Hierarchical enrichment

Hierarchical enrichment is for encoding properties that reference multiple levels of annotations. For instance, something like speech rate of an utterance requires referencing both utterances as well as the rate per second of an annotation type below, usually syllables. Likewise, encoding number of syllables in a word or the position of a phone in a word again reference multiple levels of annotation.

Note

See Annotation Graphs for details on the implementation and representations of the annotation graph hierarchy that PolyglotDB uses.

Encode count

Count enrichment creates a property on the higher annotation that is a measure of the number of lower annotations of a type it contains. For instance, if we want to encode how many phones there are within each word, the following code is used:

with CorpusContext('corpus') as c:
    c.encode_count('word', 'phone', 'number_of_phones')

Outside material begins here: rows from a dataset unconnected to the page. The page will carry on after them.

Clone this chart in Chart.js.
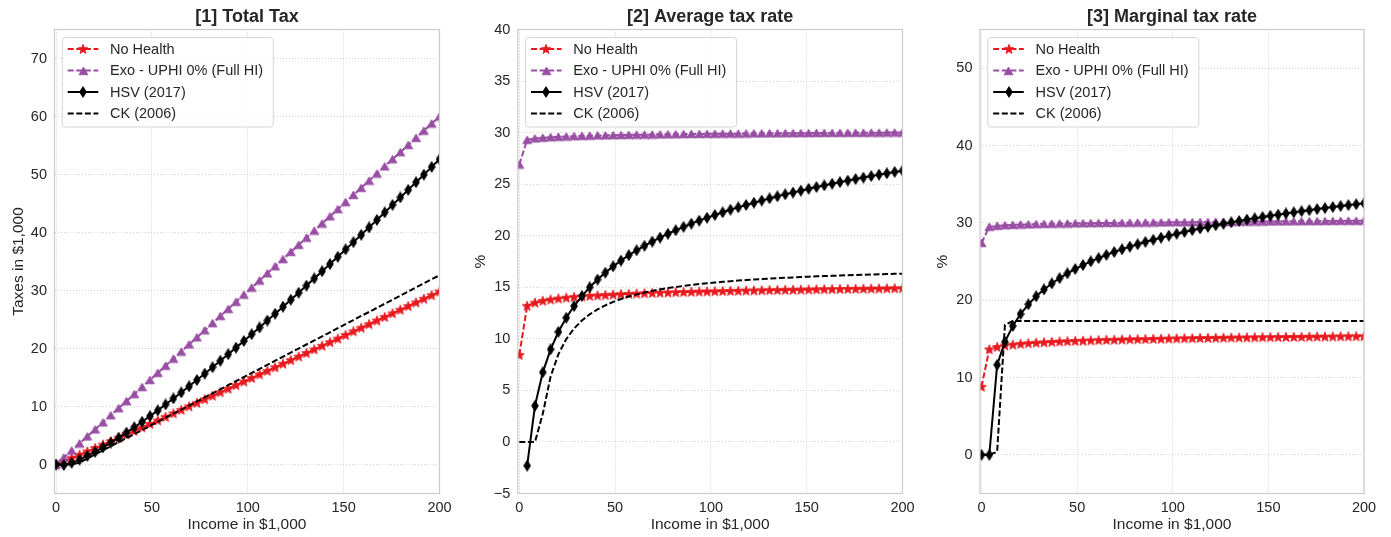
<!DOCTYPE html>
<html>
<head>
<meta charset="utf-8">
<title>Tax functions</title>
<script src="https://cdn.jsdelivr.net/npm/chart.js@4.4.0/dist/chart.umd.min.js"></script>
<style>
  html, body { margin: 0; padding: 0; background: #fff; }
  #wrap { position: relative; width: 1391px; height: 537px; }
  #wrap canvas { position: absolute; left: 0; top: 0; }
</style>
</head>
<body>
<div id="wrap">
  <canvas id="total-chart" width="1391" height="537"></canvas>
  <canvas id="avg-chart" width="1391" height="537"></canvas>
  <canvas id="mtr-chart" width="1391" height="537"></canvas>
</div>
<script>
// Income grid in $1,000
const incomes = [0, 4.08, 8.16, 12.24, 16.33, 20.41, 24.49, 28.57, 32.65, 36.73,
  40.82, 44.9, 48.98, 53.06, 57.14, 61.22, 65.31, 69.39, 73.47, 77.55,
  81.63, 85.71, 89.8, 93.88, 97.96, 102.04, 106.12, 110.2, 114.29, 118.37,
  122.45, 126.53, 130.61, 134.69, 138.78, 142.86, 146.94, 151.02, 155.1, 159.18,
  163.27, 167.35, 171.43, 175.51, 179.59, 183.67, 187.76, 191.84, 195.92, 200];

const seriesNames = ['No Health', 'Exo - UPHI 0% (Full HI)', 'HSV (2017)', 'CK (2006)'];

// [1] total tax, $1,000
const noHealthTax = [0, 0.54, 1.10, 1.68, 2.26, 2.84, 3.43, 4.02, 4.61, 5.21,
  5.80, 6.40, 7.00, 7.60, 8.21, 8.81, 9.42, 10.03, 10.63, 11.24,
  11.85, 12.46, 13.07, 13.69, 14.30, 14.91, 15.53, 16.14, 16.76, 17.38,
  17.99, 18.61, 19.23, 19.84, 20.47, 21.09, 21.70, 22.32, 22.96, 23.57,
  24.20, 24.82, 25.44, 26.06, 26.69, 27.31, 27.94, 28.57, 29.19, 29.82];
const exoTax = [0, 1.20, 2.40, 3.61, 4.83, 6.04, 7.25, 8.47, 9.69, 10.91,
  12.13, 13.35, 14.57, 15.79, 17.02, 18.24, 19.46, 20.69, 21.91, 23.13,
  24.36, 25.59, 26.81, 28.04, 29.27, 30.49, 31.72, 32.95, 34.17, 35.40,
  36.64, 37.86, 39.09, 40.31, 41.55, 42.77, 44.01, 45.23, 46.47, 47.69,
  48.93, 50.16, 51.40, 52.62, 53.84, 55.08, 56.31, 57.55, 58.78, 60.00];
const hsvTax = [0, -0.09, 0.29, 0.83, 1.47, 2.18, 2.95, 3.77, 4.62, 5.51,
  6.43, 7.37, 8.34, 9.33, 10.35, 11.38, 12.42, 13.48, 14.56, 15.66,
  16.76, 17.88, 19.01, 20.15, 21.30, 22.46, 23.63, 24.82, 26.00, 27.20,
  28.41, 29.62, 30.85, 32.08, 33.32, 34.56, 35.81, 37.08, 38.34, 39.60,
  40.88, 42.17, 43.46, 44.76, 46.05, 47.35, 48.67, 49.97, 51.31, 52.62];
const ckTax = [0, 0, 0, 0.33, 1.04, 1.74, 2.44, 3.14, 3.84, 4.55,
  5.25, 5.95, 6.65, 7.35, 8.06, 8.76, 9.46, 10.17, 10.87, 11.57,
  12.27, 12.97, 13.68, 14.37, 15.08, 15.78, 16.48, 17.18, 17.89, 18.58,
  19.29, 19.99, 20.69, 21.39, 22.09, 22.80, 23.50, 24.21, 24.91, 25.61,
  26.30, 27.01, 27.72, 28.42, 29.11, 29.83, 30.53, 31.23, 31.94, 32.62];

// [2] average tax rate, %
const noHealthAvg = [8.43, 13.20, 13.51, 13.69, 13.81, 13.91, 13.99, 14.06, 14.12, 14.17,
  14.21, 14.25, 14.29, 14.33, 14.36, 14.39, 14.42, 14.45, 14.47, 14.49,
  14.52, 14.54, 14.56, 14.58, 14.60, 14.61, 14.63, 14.65, 14.66, 14.68,
  14.69, 14.71, 14.72, 14.73, 14.75, 14.76, 14.77, 14.78, 14.80, 14.81,
  14.82, 14.83, 14.84, 14.85, 14.86, 14.87, 14.88, 14.89, 14.90, 14.91];
const exoAvg = [26.90, 29.30, 29.43, 29.50, 29.55, 29.59, 29.62, 29.65, 29.68, 29.70,
  29.72, 29.73, 29.75, 29.76, 29.78, 29.79, 29.80, 29.81, 29.82, 29.83,
  29.84, 29.85, 29.86, 29.87, 29.88, 29.88, 29.89, 29.90, 29.90, 29.91,
  29.92, 29.92, 29.93, 29.93, 29.94, 29.94, 29.95, 29.95, 29.96, 29.96,
  29.97, 29.97, 29.98, 29.98, 29.98, 29.99, 29.99, 30.00, 30.00, 30.00];
const hsvAvg = [null, -2.30, 3.51, 6.75, 8.98, 10.68, 12.04, 13.18, 14.15, 15.00,
  15.75, 16.42, 17.03, 17.59, 18.11, 18.58, 19.02, 19.43, 19.82, 20.19,
  20.53, 20.86, 21.17, 21.46, 21.74, 22.01, 22.27, 22.52, 22.75, 22.98,
  23.20, 23.41, 23.62, 23.82, 24.01, 24.19, 24.37, 24.55, 24.72, 24.88,
  25.04, 25.20, 25.35, 25.50, 25.64, 25.78, 25.92, 26.05, 26.19, 26.31];
const ckAvg = [0, 0, 0, 2.73, 6.35, 8.52, 9.97, 11.00, 11.77, 12.38,
  12.86, 13.25, 13.58, 13.86, 14.10, 14.31, 14.49, 14.65, 14.79, 14.92,
  15.03, 15.13, 15.23, 15.31, 15.39, 15.46, 15.53, 15.59, 15.65, 15.70,
  15.75, 15.80, 15.84, 15.88, 15.92, 15.96, 15.99, 16.03, 16.06, 16.09,
  16.11, 16.14, 16.17, 16.19, 16.21, 16.24, 16.26, 16.28, 16.30, 16.31];

// [3] marginal tax rate, %
const noHealthMtr = [8.80, 13.64, 13.95, 14.13, 14.25, 14.35, 14.43, 14.50, 14.55, 14.60,
  14.65, 14.69, 14.73, 14.76, 14.80, 14.83, 14.86, 14.88, 14.91, 14.93,
  14.95, 14.97, 14.99, 15.01, 15.03, 15.05, 15.07, 15.08, 15.10, 15.11,
  15.13, 15.14, 15.16, 15.17, 15.18, 15.19, 15.21, 15.22, 15.23, 15.24,
  15.25, 15.26, 15.27, 15.28, 15.29, 15.30, 15.31, 15.32, 15.33, 15.34];
const exoMtr = [27.40, 29.48, 29.61, 29.68, 29.73, 29.77, 29.80, 29.83, 29.86, 29.88,
  29.90, 29.91, 29.93, 29.94, 29.96, 29.97, 29.98, 29.99, 30.00, 30.01,
  30.02, 30.03, 30.04, 30.05, 30.06, 30.07, 30.08, 30.09, 30.10, 30.11,
  30.12, 30.12, 30.13, 30.14, 30.15, 30.16, 30.17, 30.18, 30.19, 30.19,
  30.20, 30.21, 30.22, 30.22, 30.23, 30.24, 30.25, 30.26, 30.26, 30.27];
const hsvMtr = [0, 0, 11.64, 14.61, 16.66, 18.21, 19.46, 20.50, 21.39, 22.16,
  22.85, 23.47, 24.03, 24.54, 25.01, 25.44, 25.85, 26.23, 26.58, 26.92,
  27.23, 27.53, 27.81, 28.08, 28.34, 28.59, 28.82, 29.05, 29.27, 29.47,
  29.68, 29.87, 30.06, 30.24, 30.42, 30.58, 30.75, 30.91, 31.06, 31.21,
  31.36, 31.50, 31.64, 31.78, 31.91, 32.04, 32.17, 32.29, 32.41, 32.53];
const ckMtr = [0, 0, 0.40, 16.80, 17.30, 17.30, 17.30, 17.30, 17.30, 17.30,
  17.30, 17.30, 17.30, 17.30, 17.30, 17.30, 17.30, 17.30, 17.30, 17.30,
  17.30, 17.30, 17.30, 17.30, 17.30, 17.30, 17.30, 17.30, 17.30, 17.30,
  17.30, 17.30, 17.30, 17.30, 17.30, 17.30, 17.30, 17.30, 17.30, 17.30,
  17.30, 17.30, 17.30, 17.30, 17.30, 17.30, 17.30, 17.30, 17.30, 17.30];

// axis ticks
const incomeTicks = [0, 50, 100, 150, 200];
const taxTicks = [0, 10, 20, 30, 40, 50, 60, 70];
const avgTicks = [-5, 0, 5, 10, 15, 20, 25, 30, 35, 40];
const mtrTicks = [0, 10, 20, 30, 40, 50];

const FONT = "'Liberation Sans', Arial, sans-serif";
const TEXT = '#262626';
const FRAME = '#cccccc';
const RED = '#e8191e';
const PURPLE = '#984ea3';
const BLACK = '#000000';
const DASH = [6, 2.6];

// small filled marker sprites
function markerCanvas(shape, color) {
  const c = document.createElement('canvas');
  const g = c.getContext('2d');
  if (shape === 'star') {
    c.width = 12; c.height = 12;
    g.beginPath();
    for (let k = 0; k < 10; k++) {
      const r = k % 2 === 0 ? 5.1 : 2.2;
      const ang = -Math.PI / 2 + k * Math.PI / 5;
      const px = 6 + r * Math.cos(ang), py = 6.4 + r * Math.sin(ang);
      k === 0 ? g.moveTo(px, py) : g.lineTo(px, py);
    }
  } else if (shape === 'triangle') {
    c.width = 11; c.height = 10;
    g.beginPath();
    g.moveTo(5.5, 1); g.lineTo(10, 8.8); g.lineTo(1, 8.8);
  } else {
    c.width = 8; c.height = 12;
    g.beginPath();
    g.moveTo(4, 0.6); g.lineTo(7.4, 6); g.lineTo(4, 11.4); g.lineTo(0.6, 6);
  }
  g.closePath();
  g.fillStyle = color;
  g.fill();
  g.lineWidth = 0.8;
  g.strokeStyle = color;
  g.stroke();
  return c;
}

const styles = [
  {color: RED, dash: true, marker: markerCanvas('star', RED)},
  {color: PURPLE, dash: true, marker: markerCanvas('triangle', PURPLE)},
  {color: BLACK, dash: false, marker: markerCanvas('diamond', BLACK)},
  {color: BLACK, dash: true, marker: null}
];

function lineSet(k, ys) {
  const st = styles[k];
  return {
    label: seriesNames[k],
    data: incomes.map((x, i) => ({x: x, y: ys[i]})),
    borderColor: st.color,
    backgroundColor: st.color,
    borderWidth: 2,
    borderDash: st.dash ? DASH : [],
    pointStyle: st.marker || 'circle',
    pointRadius: st.marker ? 4 : 0,
    pointHoverRadius: 0,
    tension: 0,
    fill: false,
    order: 3 - k
  };
}

// frame, title and in-plot legend
const panelDecor = {
  id: 'panelDecor',
  afterDraw(chart, args, opts) {
    const a = chart.chartArea;
    const ctx = chart.ctx;
    ctx.save();
    ctx.setLineDash([]);
    ctx.strokeStyle = FRAME;
    ctx.lineWidth = 1.25;
    ctx.strokeRect(a.left, a.top, a.right - a.left, a.bottom - a.top);

    ctx.fillStyle = TEXT;
    ctx.font = 'bold 18px ' + FONT;
    ctx.textAlign = 'center';
    ctx.textBaseline = 'middle';
    ctx.fillText(opts.title, (a.left + a.right) / 2, 17);

    const bx = a.left + 7.8, by = a.top + 8, bw = 211, bh = 89.5, r = 3;
    ctx.beginPath();
    ctx.moveTo(bx + r, by);
    ctx.arcTo(bx + bw, by, bx + bw, by + bh, r);
    ctx.arcTo(bx + bw, by + bh, bx, by + bh, r);
    ctx.arcTo(bx, by + bh, bx, by, r);
    ctx.arcTo(bx, by, bx + bw, by, r);
    ctx.closePath();
    ctx.fillStyle = 'rgba(255,255,255,0.8)';
    ctx.fill();
    ctx.strokeStyle = '#d6d6d6';
    ctx.lineWidth = 1;
    ctx.stroke();

    ctx.font = '14.5px ' + FONT;
    ctx.textAlign = 'left';
    styles.forEach((st, k) => {
      const cy = a.top + 19.5 + k * 21.5;
      const x0 = a.left + 13.2, x1 = a.left + 43.8;
      ctx.strokeStyle = st.color;
      ctx.lineWidth = 2;
      ctx.setLineDash(st.dash ? DASH : []);
      ctx.beginPath();
      ctx.moveTo(x0, cy);
      ctx.lineTo(x1, cy);
      ctx.stroke();
      if (st.marker) {
        ctx.drawImage(st.marker, Math.round((x0 + x1) / 2 - st.marker.width / 2), Math.round(cy - st.marker.height / 2));
      }
      ctx.fillStyle = TEXT;
      ctx.fillText(seriesNames[k], a.left + 55.5, cy + 0.5);
    });
    ctx.restore();
  }
};

function fmt(v) {
  return v < 0 ? '\u2212' + Math.abs(v) : String(v);
}

function makeChart(id, panel) {
  const ctx = document.getElementById(id).getContext('2d');
  return new Chart(ctx, {
    type: 'line',
    data: {datasets: panel.series.map((ys, k) => lineSet(k, ys))},
    plugins: [panelDecor],
    options: {
      responsive: false,
      animation: false,
      events: [],
      layout: {
        padding: {left: panel.left - panel.axisWidth, right: 1391 - panel.right, top: 29.5, bottom: 0}
      },
      plugins: {
        legend: {display: false},
        tooltip: {enabled: false},
        panelDecor: {title: panel.title}
      },
      scales: {
        x: {
          type: 'linear',
          min: -0.8,
          max: 200,
          afterBuildTicks: s => { s.ticks = incomeTicks.map(v => ({value: v})); },
          afterFit: s => { s.height = 43.5; },
          grid: {color: FRAME, lineWidth: 0.9, drawTicks: false},
          border: {display: false, dash: [1, 2]},
          ticks: {color: TEXT, font: {family: FONT, size: 14.5}, padding: 6, autoSkip: false, maxRotation: 0, callback: fmt},
          title: {display: true, text: 'Income in $1,000', color: TEXT, font: {family: FONT, size: 15.5}, padding: {top: 0, bottom: 3}}
        },
        y: {
          type: 'linear',
          min: panel.yMin,
          max: panel.yMax,
          afterBuildTicks: s => { s.ticks = panel.ticks.map(v => ({value: v})); },
          afterFit: s => { s.width = panel.axisWidth; },
          grid: {color: FRAME, lineWidth: 0.9, drawTicks: false},
          border: {display: false, dash: [1, 2]},
          ticks: {color: TEXT, font: {family: FONT, size: 14.5}, padding: 7.5, autoSkip: false, callback: fmt},
          title: {display: true, text: panel.yTitle, color: TEXT, font: {family: FONT, size: 15.5}, padding: {top: panel.titlePad, bottom: 0}}
        }
      }
    }
  });
}

makeChart('total-chart', {
  title: '[1] Total Tax', left: 54.5, right: 439.5, axisWidth: 54.5, titlePad: 9,
  yMin: -5, yMax: 75, ticks: taxTicks, yTitle: 'Taxes in $1,000',
  series: [noHealthTax, exoTax, hsvTax, ckTax]
});
makeChart('avg-chart', {
  title: '[2] Average tax rate', left: 517.8, right: 902.5, axisWidth: 60, titlePad: 14,
  yMin: -5, yMax: 40, ticks: avgTicks, yTitle: '%',
  series: [noHealthAvg, exoAvg, hsvAvg, ckAvg]
});
makeChart('mtr-chart', {
  title: '[3] Marginal tax rate', left: 980, right: 1364, axisWidth: 60, titlePad: 13,
  yMin: -5, yMax: 55, ticks: mtrTicks, yTitle: '%',
  series: [noHealthMtr, exoMtr, hsvMtr, ckMtr]
});
</script>
</body>
</html>
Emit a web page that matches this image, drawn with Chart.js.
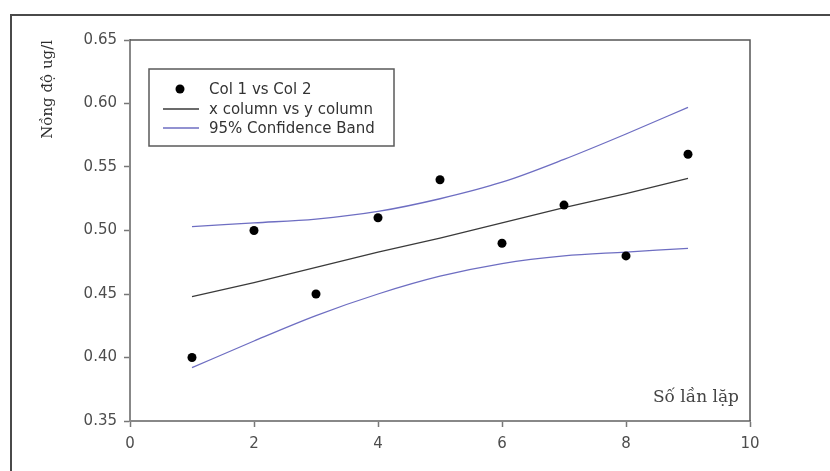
<!DOCTYPE html>
<html>
<head>
<meta charset="utf-8">
<script src="https://cdn.jsdelivr.net/npm/chart.js@4/dist/chart.umd.min.js"></script>
<style>
  html, body { margin: 0; padding: 0; background: #fff; }
  #wrap { position: relative; width: 830px; height: 471px; }
</style>
</head>
<body>
<div id="wrap"><canvas id="c"></canvas></div>
<script>
// ---- data ----
const xValues   = [1, 2, 3, 4, 5, 6, 7, 8, 9];
const colTwo    = [0.40, 0.50, 0.45, 0.51, 0.54, 0.49, 0.52, 0.48, 0.56];
const fitLine   = [0.448, 0.459, 0.471, 0.483, 0.494, 0.506, 0.518, 0.529, 0.541];
const upperBand = [0.503, 0.506, 0.509, 0.515, 0.525, 0.538, 0.556, 0.576, 0.597];
const lowerBand = [0.392, 0.413, 0.433, 0.450, 0.464, 0.474, 0.480, 0.483, 0.486];
const xTicks    = [0, 2, 4, 6, 8, 10];
const yTicks    = [0.35, 0.40, 0.45, 0.50, 0.55, 0.60, 0.65];
const legendLabels = ['Col 1 vs Col 2', 'x column vs y column', '95% Confidence Band'];
const yTitle = 'Nồng độ ug/l';
const xTitle = 'Số lần lặp';

const toPts = (ys) => xValues.map((x, i) => ({ x: x, y: ys[i] }));
const bandColor = '#6e6ec2';
const fitColor = '#3a3a3a';

const decor = {
  id: 'decor',
  beforeDraw(chart) {
    const ctx = chart.ctx;
    ctx.save();
    ctx.fillStyle = '#fff';
    ctx.fillRect(0, 0, chart.width, chart.height);
    ctx.strokeStyle = '#4a4a4a';
    ctx.lineWidth = 2;
    ctx.beginPath();
    ctx.moveTo(11, chart.height);
    ctx.lineTo(11, 15);
    ctx.lineTo(chart.width, 15);
    ctx.stroke();
    ctx.restore();
  },
  afterDraw(chart) {
    const ctx = chart.ctx;
    const { left, right, top, bottom } = chart.chartArea;
    ctx.save();
    // top & right frame of plot
    ctx.strokeStyle = '#555';
    ctx.lineWidth = 1.5;
    ctx.beginPath();
    ctx.moveTo(left, top);
    ctx.lineTo(right, top);
    ctx.lineTo(right, bottom);
    ctx.stroke();
    // x axis title inside plot
    ctx.fillStyle = '#444';
    ctx.font = '17px "DejaVu Serif"';
    ctx.textAlign = 'right';
    ctx.textBaseline = 'middle';
    ctx.fillText(xTitle, right - 11, bottom - 23);
    // legend box
    const bx = left + 19, by = top + 29, bw = 245, bh = 77;
    ctx.fillStyle = '#fff';
    ctx.fillRect(bx, by, bw, bh);
    ctx.strokeStyle = '#5a5a5a';
    ctx.lineWidth = 1.5;
    ctx.strokeRect(bx, by, bw, bh);
    const rows = [by + 20, by + 40, by + 59];
    ctx.font = '15px "DejaVu Sans"';
    ctx.textAlign = 'left';
    legendLabels.forEach((lab, i) => {
      const ds = chart.data.datasets[i];
      const y = rows[i];
      if (i === 0) {
        ctx.beginPath();
        ctx.arc(bx + 31, y, 4.5, 0, Math.PI * 2);
        ctx.fillStyle = ds.backgroundColor;
        ctx.fill();
      } else {
        ctx.beginPath();
        ctx.strokeStyle = ds.borderColor;
        ctx.lineWidth = 1.3;
        ctx.moveTo(bx + 14, y);
        ctx.lineTo(bx + 50, y);
        ctx.stroke();
      }
      ctx.fillStyle = '#333';
      ctx.fillText(lab, bx + 60, y + 1);
    });
    ctx.restore();
  }
};

new Chart(document.getElementById('c'), {
  type: 'scatter',
  data: {
    datasets: [
      { label: legendLabels[0], data: toPts(colTwo), backgroundColor: '#000', borderColor: '#000',
        pointRadius: 4.5, pointBorderWidth: 0, showLine: false, order: 0 },
      { label: legendLabels[1], data: toPts(fitLine), borderColor: fitColor, backgroundColor: fitColor,
        borderWidth: 1.2, pointRadius: 0, showLine: true, order: 1 },
      { label: legendLabels[2], data: toPts(upperBand), borderColor: bandColor, backgroundColor: bandColor,
        borderWidth: 1.3, pointRadius: 0, showLine: true, cubicInterpolationMode: 'monotone', order: 2 },
      { label: legendLabels[2] + ' (lower)', data: toPts(lowerBand), borderColor: bandColor, backgroundColor: bandColor,
        borderWidth: 1.3, pointRadius: 0, showLine: true, cubicInterpolationMode: 'monotone', order: 2 }
    ]
  },
  options: {
    responsive: true,
    maintainAspectRatio: false,
    animation: false,
    layout: { padding: { top: 40, right: 80, left: 0, bottom: 0 } },
    plugins: { legend: { display: false }, tooltip: { enabled: false } },
    scales: {
      x: {
        type: 'linear', min: xTicks[0], max: xTicks[xTicks.length - 1],
        afterFit(s) { s.height = 50; },
        afterBuildTicks(s) { s.ticks = xTicks.map(v => ({ value: v })); },
        grid: { drawOnChartArea: false, drawTicks: true, tickLength: 6, tickColor: '#777', tickWidth: 1.5 },
        border: { display: true, color: '#888', width: 2 },
        ticks: { color: '#4d4d4d', padding: 8, font: { family: 'DejaVu Sans', size: 15 },
                 callback: v => String(v) }
      },
      y: {
        type: 'linear', min: yTicks[0], max: yTicks[yTicks.length - 1],
        afterFit(s) { s.width = 130; },
        afterBuildTicks(s) { s.ticks = yTicks.map(v => ({ value: v })); },
        grid: { drawOnChartArea: false, drawTicks: true, tickLength: 6, tickColor: '#777', tickWidth: 1.5 },
        border: { display: true, color: '#888', width: 2 },
        ticks: { color: '#4d4d4d', padding: 7, font: { family: 'DejaVu Sans', size: 15 },
                 callback: v => Number(v).toFixed(2) },
        title: { display: true, text: yTitle, align: 'end', color: '#2e2e2e',
                 font: { family: 'DejaVu Serif', size: 15 }, padding: { top: 39, bottom: 0 } }
      }
    }
  },
  plugins: [decor]
});
</script>
</body>
</html>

Following enrichment, all word tokens will have a property for number_of_phones that can be referenced in queries and exports.

Encode rate

Rate enrichment creates a property on a higher annotation that is a measure of lower annotations per second. It is calculated as the count of units contained by the higher annotation divided by the duration of the higher annotation.

with CorpusContext('corpus') as c:
    c.encode_rate('word', 'phone', 'phones_per_second')

Following enrichment, all word tokens will have a property for phones_per_second that can be referenced in queries and exports.

Encode position

Position enrichment creates a property on the lower annotation that is the position of the element in relation to other annotations within a higher annotation. It starts at 1 for the first element.

with CorpusContext('corpus') as c:
    c.encode_position('word', 'phone', 'position_in_word')

The encoded property is then queryable/exportable, as follows:

with CorpusContext('corpus') as c:
     q = c.query_graph(c.phone).filter(c.phone.position_in_word == 1)
     print(q.all())

The above query will match all phones in the first position (i.e., identical results to a query using alignment, see Hierarchical queries for more details on those).